▶ _Exercise directions_:
Check each line of the listing for the word "this" and report how many lines contain it, giving nothing but the number.

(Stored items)
::::::::
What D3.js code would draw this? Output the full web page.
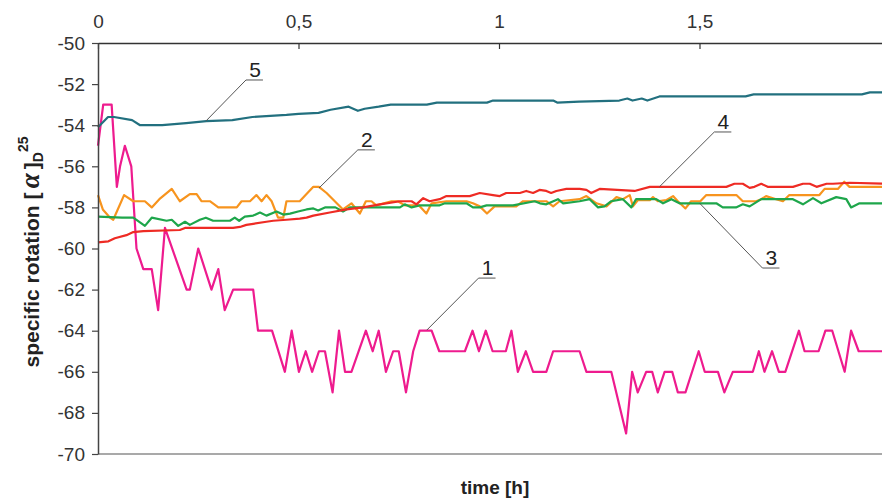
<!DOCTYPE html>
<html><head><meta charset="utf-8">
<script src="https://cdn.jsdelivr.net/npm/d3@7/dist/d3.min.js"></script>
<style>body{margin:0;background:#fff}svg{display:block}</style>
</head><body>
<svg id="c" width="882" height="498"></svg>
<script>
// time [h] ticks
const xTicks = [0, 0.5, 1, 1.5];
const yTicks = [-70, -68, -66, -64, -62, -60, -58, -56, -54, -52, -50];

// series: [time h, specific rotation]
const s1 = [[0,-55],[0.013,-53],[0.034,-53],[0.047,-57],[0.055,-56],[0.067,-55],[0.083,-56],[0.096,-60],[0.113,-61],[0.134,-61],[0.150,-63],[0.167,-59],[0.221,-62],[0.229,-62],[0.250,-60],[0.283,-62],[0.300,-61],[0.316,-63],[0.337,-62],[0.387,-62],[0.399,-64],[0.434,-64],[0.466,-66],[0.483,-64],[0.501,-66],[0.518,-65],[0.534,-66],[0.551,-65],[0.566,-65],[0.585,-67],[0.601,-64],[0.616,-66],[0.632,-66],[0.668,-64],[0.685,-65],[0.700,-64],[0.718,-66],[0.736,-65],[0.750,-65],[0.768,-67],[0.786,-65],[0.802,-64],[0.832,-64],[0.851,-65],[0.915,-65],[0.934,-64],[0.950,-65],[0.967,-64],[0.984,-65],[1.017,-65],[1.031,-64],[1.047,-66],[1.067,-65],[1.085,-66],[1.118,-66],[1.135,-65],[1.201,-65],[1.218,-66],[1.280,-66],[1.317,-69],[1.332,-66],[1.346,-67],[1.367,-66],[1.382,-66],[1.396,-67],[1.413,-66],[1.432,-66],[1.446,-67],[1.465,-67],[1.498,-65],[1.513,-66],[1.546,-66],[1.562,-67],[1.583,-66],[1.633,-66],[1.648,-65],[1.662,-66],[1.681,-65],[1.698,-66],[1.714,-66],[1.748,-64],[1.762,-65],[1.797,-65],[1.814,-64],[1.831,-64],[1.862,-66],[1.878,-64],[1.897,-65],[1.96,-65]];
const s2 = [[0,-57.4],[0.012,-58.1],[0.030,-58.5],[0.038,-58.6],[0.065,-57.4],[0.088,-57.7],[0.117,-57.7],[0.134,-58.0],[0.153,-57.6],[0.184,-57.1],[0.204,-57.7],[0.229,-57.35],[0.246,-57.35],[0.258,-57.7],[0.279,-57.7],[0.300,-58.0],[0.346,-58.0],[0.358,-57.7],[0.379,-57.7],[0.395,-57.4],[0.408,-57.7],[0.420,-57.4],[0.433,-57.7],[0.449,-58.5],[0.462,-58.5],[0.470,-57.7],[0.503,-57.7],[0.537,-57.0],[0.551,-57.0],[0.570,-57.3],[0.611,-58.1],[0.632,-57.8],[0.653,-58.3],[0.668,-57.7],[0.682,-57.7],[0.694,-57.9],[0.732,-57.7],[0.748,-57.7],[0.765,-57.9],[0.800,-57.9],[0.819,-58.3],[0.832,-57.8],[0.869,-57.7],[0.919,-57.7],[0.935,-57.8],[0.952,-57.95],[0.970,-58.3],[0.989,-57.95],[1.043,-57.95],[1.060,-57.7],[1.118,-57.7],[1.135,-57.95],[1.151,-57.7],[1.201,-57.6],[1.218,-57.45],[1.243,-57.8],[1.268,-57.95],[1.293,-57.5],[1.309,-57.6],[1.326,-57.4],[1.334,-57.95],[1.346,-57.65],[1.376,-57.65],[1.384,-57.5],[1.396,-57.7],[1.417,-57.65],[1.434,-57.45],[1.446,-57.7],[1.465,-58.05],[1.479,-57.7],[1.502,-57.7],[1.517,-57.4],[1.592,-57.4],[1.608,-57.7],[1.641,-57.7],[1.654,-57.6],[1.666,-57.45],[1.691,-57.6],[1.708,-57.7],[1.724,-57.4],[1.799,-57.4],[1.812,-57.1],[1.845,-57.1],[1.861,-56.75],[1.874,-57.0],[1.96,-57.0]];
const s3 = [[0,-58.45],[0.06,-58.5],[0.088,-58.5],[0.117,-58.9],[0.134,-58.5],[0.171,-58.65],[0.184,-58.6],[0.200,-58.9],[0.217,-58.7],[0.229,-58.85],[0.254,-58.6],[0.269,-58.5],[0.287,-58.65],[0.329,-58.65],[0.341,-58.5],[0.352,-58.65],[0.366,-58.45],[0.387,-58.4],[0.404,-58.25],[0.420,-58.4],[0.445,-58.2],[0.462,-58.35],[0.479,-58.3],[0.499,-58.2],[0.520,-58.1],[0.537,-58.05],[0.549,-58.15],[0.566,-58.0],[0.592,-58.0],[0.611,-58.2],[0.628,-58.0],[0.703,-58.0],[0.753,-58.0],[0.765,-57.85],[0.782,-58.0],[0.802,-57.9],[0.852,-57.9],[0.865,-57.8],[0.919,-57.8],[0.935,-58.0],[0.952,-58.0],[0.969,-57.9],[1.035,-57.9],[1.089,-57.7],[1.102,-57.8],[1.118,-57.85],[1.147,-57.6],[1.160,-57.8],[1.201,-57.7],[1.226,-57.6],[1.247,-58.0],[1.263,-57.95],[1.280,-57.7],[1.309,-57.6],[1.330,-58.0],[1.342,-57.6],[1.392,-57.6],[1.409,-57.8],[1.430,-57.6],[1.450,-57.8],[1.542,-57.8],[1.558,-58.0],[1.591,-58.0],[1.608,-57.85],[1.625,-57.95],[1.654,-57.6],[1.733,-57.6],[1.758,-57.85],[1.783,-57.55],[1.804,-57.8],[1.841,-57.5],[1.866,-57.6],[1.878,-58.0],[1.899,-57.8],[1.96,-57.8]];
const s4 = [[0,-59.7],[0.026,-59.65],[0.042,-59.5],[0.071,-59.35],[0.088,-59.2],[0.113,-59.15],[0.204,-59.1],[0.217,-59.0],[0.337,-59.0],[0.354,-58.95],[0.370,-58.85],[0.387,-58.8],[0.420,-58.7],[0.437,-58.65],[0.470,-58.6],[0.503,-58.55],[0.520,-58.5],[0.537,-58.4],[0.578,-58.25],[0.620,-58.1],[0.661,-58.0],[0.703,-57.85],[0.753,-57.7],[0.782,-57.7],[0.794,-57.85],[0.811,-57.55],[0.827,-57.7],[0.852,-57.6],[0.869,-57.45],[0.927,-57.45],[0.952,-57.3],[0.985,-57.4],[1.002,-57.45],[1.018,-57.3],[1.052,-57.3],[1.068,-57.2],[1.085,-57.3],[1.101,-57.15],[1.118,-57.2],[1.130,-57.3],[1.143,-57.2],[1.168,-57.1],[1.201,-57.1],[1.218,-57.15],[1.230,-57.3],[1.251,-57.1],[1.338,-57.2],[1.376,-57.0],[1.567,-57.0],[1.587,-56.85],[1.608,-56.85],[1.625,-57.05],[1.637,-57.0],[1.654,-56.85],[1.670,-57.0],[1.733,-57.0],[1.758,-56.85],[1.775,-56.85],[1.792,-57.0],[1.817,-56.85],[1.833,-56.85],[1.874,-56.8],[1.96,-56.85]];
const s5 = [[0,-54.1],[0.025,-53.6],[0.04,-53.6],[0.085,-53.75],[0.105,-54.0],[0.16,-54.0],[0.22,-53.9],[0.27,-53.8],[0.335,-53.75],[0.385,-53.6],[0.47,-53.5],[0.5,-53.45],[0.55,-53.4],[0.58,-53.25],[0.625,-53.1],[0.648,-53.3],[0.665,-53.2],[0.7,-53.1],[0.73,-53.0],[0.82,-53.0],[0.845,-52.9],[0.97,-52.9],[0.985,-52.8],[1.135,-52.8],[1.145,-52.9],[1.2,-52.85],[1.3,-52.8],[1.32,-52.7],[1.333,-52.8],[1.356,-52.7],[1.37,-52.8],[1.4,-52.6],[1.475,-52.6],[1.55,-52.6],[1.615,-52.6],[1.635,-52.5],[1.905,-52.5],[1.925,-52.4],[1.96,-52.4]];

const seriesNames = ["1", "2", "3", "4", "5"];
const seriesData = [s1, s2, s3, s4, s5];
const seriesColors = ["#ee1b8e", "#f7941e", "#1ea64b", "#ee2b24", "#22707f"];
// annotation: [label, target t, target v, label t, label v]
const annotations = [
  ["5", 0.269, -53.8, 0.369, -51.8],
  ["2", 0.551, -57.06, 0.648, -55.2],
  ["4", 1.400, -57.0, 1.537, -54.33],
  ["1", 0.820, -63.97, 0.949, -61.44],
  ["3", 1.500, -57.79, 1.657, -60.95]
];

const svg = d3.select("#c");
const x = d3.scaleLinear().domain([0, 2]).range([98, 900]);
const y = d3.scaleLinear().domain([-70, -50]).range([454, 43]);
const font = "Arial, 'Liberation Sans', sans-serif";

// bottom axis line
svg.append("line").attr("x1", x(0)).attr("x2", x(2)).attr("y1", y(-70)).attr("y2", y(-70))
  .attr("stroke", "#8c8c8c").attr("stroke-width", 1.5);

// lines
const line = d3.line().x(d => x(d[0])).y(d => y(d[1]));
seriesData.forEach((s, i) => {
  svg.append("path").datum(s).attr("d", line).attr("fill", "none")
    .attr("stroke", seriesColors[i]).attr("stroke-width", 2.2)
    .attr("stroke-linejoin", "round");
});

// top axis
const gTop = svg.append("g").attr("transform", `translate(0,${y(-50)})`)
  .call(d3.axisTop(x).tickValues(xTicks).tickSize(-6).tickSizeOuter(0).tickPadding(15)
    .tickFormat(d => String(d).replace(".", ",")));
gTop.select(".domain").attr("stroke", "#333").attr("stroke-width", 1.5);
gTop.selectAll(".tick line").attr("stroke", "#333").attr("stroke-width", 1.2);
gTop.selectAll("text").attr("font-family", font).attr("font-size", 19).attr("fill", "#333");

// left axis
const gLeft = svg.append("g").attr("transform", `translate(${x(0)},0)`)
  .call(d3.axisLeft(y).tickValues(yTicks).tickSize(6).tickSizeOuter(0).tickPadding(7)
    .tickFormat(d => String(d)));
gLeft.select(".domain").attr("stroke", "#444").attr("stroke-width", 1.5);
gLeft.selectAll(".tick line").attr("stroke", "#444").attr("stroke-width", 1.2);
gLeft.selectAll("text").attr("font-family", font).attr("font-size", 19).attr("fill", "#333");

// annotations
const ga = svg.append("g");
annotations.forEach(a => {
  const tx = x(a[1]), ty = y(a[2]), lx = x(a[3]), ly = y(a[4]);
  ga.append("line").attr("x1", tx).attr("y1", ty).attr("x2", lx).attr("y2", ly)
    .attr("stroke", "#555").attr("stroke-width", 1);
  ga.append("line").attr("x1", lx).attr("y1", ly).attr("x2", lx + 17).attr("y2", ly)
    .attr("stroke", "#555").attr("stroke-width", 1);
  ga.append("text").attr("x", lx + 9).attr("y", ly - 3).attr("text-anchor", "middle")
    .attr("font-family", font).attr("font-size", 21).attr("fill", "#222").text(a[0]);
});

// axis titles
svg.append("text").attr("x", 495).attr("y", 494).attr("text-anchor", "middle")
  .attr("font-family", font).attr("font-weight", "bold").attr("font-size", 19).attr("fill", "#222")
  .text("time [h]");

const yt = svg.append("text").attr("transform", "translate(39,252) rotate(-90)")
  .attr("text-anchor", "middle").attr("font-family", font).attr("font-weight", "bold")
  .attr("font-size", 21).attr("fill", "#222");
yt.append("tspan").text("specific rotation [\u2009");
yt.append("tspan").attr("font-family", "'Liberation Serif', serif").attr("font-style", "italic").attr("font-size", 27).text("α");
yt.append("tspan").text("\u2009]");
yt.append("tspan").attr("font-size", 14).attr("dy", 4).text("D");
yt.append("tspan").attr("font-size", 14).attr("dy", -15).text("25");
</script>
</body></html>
::::::::
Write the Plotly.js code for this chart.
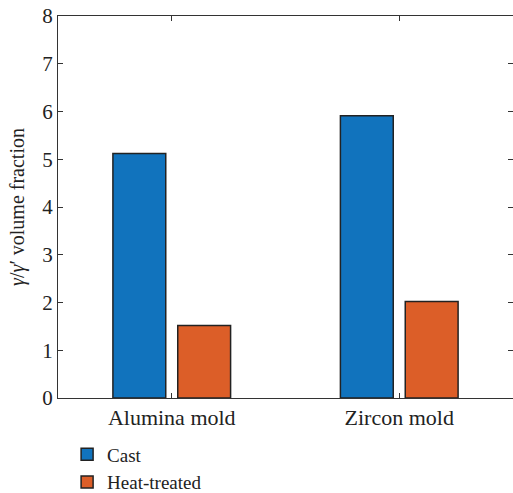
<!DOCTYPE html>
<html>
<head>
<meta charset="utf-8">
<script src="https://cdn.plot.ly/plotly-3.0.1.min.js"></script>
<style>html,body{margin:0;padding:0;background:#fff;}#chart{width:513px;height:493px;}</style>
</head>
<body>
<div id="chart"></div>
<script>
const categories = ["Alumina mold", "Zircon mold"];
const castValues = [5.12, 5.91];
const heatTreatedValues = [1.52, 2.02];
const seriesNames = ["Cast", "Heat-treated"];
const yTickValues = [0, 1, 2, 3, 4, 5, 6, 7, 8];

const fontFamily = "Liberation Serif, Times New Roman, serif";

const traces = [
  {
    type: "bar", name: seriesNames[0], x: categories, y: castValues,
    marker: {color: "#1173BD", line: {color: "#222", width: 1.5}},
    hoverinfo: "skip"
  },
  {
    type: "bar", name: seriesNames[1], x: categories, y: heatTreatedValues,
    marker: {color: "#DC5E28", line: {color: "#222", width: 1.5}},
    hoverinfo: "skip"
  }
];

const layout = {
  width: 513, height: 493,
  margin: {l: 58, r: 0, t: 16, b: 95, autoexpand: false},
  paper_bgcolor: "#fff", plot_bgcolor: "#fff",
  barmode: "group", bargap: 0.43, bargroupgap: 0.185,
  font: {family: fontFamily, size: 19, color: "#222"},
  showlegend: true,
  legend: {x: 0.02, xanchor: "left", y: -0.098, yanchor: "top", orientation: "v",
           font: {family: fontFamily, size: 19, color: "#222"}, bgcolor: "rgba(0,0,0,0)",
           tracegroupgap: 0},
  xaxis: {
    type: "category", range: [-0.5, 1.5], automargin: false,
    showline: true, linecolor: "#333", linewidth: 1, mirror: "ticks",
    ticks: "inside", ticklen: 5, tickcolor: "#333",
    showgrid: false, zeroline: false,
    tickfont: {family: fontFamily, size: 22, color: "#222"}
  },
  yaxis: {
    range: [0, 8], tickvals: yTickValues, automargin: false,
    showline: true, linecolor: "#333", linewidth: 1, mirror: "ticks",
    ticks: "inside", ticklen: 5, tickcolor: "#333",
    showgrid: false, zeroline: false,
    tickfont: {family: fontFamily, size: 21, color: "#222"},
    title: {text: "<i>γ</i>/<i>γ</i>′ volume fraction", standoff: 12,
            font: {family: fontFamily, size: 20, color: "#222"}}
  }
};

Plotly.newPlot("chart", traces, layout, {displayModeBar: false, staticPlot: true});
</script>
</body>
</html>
::::::::
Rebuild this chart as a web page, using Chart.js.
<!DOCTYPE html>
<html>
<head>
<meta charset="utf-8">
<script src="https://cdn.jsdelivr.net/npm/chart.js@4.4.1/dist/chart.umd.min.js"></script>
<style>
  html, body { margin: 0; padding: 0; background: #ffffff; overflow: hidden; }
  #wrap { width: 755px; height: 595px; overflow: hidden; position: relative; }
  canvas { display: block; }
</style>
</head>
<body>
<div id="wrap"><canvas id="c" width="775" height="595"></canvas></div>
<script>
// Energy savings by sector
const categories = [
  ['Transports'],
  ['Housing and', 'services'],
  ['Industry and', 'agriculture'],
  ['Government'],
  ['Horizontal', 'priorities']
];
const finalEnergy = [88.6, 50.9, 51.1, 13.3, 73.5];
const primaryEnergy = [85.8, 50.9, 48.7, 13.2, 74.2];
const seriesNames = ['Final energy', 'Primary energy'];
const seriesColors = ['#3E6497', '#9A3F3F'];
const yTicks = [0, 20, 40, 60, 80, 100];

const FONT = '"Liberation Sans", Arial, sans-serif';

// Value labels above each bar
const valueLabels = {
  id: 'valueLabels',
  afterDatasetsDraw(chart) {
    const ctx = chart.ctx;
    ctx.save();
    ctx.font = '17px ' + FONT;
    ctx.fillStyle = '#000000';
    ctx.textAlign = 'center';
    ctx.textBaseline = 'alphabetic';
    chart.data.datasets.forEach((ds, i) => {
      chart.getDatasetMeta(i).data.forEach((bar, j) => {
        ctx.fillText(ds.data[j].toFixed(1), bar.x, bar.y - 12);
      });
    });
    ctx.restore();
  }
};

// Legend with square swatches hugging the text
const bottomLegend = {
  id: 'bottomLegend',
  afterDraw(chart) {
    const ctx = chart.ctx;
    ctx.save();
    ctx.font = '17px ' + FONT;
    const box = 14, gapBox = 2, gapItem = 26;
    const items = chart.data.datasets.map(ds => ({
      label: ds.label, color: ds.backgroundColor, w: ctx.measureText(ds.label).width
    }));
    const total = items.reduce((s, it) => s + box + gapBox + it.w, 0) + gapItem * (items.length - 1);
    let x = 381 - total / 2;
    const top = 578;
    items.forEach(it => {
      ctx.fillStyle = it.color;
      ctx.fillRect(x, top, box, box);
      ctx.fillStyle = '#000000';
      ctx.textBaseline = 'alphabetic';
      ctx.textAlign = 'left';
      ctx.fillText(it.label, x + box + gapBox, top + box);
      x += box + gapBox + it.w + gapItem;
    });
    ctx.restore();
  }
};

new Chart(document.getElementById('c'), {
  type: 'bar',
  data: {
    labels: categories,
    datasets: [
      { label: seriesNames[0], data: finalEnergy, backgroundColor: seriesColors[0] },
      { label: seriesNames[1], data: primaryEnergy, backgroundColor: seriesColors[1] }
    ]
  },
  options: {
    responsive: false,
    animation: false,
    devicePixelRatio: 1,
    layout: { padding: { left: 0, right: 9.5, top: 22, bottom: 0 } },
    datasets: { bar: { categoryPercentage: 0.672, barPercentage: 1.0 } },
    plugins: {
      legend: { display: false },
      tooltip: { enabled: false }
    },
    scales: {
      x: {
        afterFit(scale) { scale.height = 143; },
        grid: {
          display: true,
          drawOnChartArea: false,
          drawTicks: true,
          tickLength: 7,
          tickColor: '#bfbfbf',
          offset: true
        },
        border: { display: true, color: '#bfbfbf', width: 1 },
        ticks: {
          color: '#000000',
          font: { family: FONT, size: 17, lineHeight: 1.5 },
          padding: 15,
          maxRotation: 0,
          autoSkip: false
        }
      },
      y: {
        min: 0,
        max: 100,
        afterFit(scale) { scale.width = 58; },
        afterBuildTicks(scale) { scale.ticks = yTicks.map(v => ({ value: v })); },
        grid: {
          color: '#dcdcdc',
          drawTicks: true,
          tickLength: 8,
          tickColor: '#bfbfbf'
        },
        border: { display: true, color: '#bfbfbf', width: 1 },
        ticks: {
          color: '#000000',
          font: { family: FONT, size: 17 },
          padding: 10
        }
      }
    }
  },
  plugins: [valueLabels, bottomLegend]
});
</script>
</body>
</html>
::::::::
▶ _Finished exercise_:
3